We can often be persuaded to look the other way when it comes to thematic inconsistency as long as the dance inspires, but even on that critical point, Solstice falls far too short.  Li’s choreographic style – raging against the current trends in contemporary dance – strives for simplicity of movement, and this can often be an enticing quality.  As much beauty can be found in simplicity as in complexity, especially when it involves the human form, but in Solstice, the movement that should read as the elegance of simplicity comes off as simply limp and often under-rehearsed.

Solstice - Blanca Li
Solstice – Blanca Li

With a troupe of 14 dancers, there isn’t a single moment of uniformity, often key to the concept of simplicity in movement.  It’s rare that the corps de ballet truly appears to be working as a company, as opposed to over a dozen of isolated moving bodies.  This lends itself to moments of visual chaos, especially when wind and gauzy, flowing fabrics are involved.

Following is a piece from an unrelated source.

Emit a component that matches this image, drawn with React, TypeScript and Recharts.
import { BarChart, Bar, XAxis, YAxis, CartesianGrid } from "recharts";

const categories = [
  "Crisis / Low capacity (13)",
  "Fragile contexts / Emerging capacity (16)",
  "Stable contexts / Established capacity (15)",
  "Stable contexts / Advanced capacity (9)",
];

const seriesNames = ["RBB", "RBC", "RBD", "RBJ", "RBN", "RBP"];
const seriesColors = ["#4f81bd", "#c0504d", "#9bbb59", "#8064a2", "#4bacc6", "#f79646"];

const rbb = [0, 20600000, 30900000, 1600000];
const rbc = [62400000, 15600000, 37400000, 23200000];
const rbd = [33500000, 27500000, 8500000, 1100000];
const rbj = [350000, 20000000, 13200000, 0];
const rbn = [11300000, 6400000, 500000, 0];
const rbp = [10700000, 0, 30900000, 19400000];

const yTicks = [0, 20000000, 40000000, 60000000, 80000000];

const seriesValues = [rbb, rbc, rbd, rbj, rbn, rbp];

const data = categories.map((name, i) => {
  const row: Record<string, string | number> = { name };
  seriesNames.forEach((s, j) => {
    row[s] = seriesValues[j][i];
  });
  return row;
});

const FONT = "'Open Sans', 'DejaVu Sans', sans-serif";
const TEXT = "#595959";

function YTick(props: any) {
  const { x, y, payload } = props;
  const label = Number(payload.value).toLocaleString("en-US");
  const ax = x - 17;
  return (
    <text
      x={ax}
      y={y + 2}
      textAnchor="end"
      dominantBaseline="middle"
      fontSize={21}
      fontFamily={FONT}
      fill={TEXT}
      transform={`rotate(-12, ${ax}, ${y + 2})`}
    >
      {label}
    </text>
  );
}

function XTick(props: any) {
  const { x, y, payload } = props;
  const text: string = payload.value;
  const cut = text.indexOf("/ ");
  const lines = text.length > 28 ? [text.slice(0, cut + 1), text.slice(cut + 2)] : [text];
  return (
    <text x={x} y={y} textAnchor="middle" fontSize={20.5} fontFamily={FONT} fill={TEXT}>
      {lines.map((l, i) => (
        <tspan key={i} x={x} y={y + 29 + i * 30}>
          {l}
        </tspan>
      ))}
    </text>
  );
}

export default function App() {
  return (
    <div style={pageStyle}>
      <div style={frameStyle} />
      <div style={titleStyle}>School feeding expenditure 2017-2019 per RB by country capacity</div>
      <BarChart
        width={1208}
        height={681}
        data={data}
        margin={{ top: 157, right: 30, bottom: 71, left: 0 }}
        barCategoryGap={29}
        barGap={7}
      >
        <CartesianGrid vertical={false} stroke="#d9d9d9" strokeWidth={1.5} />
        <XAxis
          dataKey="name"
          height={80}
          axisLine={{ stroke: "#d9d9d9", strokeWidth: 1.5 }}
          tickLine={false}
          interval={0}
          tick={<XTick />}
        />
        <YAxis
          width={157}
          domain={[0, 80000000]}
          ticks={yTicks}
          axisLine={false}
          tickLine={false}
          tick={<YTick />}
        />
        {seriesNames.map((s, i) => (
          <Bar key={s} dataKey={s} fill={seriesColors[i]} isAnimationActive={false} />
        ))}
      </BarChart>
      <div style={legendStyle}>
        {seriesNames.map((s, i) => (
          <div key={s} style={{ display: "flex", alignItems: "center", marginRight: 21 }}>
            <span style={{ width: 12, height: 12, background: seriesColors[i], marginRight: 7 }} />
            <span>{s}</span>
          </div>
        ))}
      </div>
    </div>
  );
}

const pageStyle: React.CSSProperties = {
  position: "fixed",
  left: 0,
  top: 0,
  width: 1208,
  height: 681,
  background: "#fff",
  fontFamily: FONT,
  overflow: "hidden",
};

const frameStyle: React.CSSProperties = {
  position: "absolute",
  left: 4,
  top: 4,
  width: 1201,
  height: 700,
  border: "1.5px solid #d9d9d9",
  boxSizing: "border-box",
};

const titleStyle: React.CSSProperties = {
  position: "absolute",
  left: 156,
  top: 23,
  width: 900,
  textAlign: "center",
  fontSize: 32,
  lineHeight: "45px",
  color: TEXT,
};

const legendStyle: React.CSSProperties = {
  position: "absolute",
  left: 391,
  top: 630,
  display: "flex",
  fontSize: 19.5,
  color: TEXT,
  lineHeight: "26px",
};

Yet Solstice’s greatest shortcoming is probably the fact that at no point does it seem like the dancers are dancing to their true ability.  Throughout the entire performance, you are left with a feeling of wanting more, more coherence, more clarity, more depth, more brilliance.  This unfulfilled desire is likely to leave most checked out by the middle of this hour-and-forty-minute production that ultimately falls flat and leaves talented dancers floundering.